Dec 17, 2013

Affection Or No Affection?

 
Scenario: A married woman is caught between two men she loves dearly: 1. Her husband shows her no affection, and 2. Another gentleman who worships the ground she walks on. Her husband feels that they're together for life, regardless of whether he gives her affection or not. This other man is 16 years her junior.
 
My View: I agree with the husband. Regardless of whether a man shows his woman affection or not, they're together for life. My question to her is, why would she marry her husband if he's not showing her affection? It's no surprise that women need touch several times a day. Women thrive on affection, because it makes them feel loved. A man can go days, weeks, or months without affection and he's fine. You won't hear a man complaining about his woman not showing him love, because some men have other things to occupy their time. A man has to truly love his woman in order to show her the affection she needs.
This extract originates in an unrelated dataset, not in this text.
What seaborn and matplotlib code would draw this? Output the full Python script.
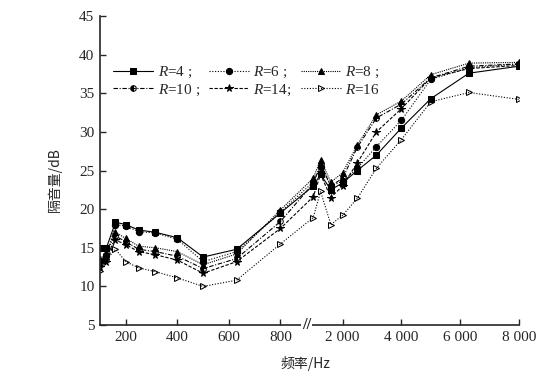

If a man isn't being affectionate with his woman, something's wrong. Either he's cheating with another woman, or he doesn't find his wife attractive. This young man is playing on her emotions. He's telling her what feels good, but he doesn't want a relationship with her. If she was single, it would be a different story. He worships the ground she walks on, because he's not living with her. Here's what I know about men who sleep with married women: They like easy targets, but when you leave your husband and he has to do the heavy lifting, you will be wishing you stayed. Nothing to think about; finish this with the other guy, and work on your marriage. Did it occur to you that you do not have your husband's affection, because he knows he doesn't have yours? Any man will lay with her and talk mess, but won't marry her. She has it twisted; her marriage is loveless because she's giving her loving to another man. Has she tried telling her husband how she feels? Most people don't do that. Cut ties with the young man for a moment, then she needs to tell her husband how she feels, and tell him what she"will" do if he doesn't shape up. If that doesn't wake him up, or he gets angry, yet still doesn't want to change, then she has her answer. Get a divorce, and make a clean break. True, marriage isn't something you just up and throw away, but its only worth salvaging if "both" parties are working to make it better. Otherwise, she's wasting her time. This is  assuming that the problem isn't her.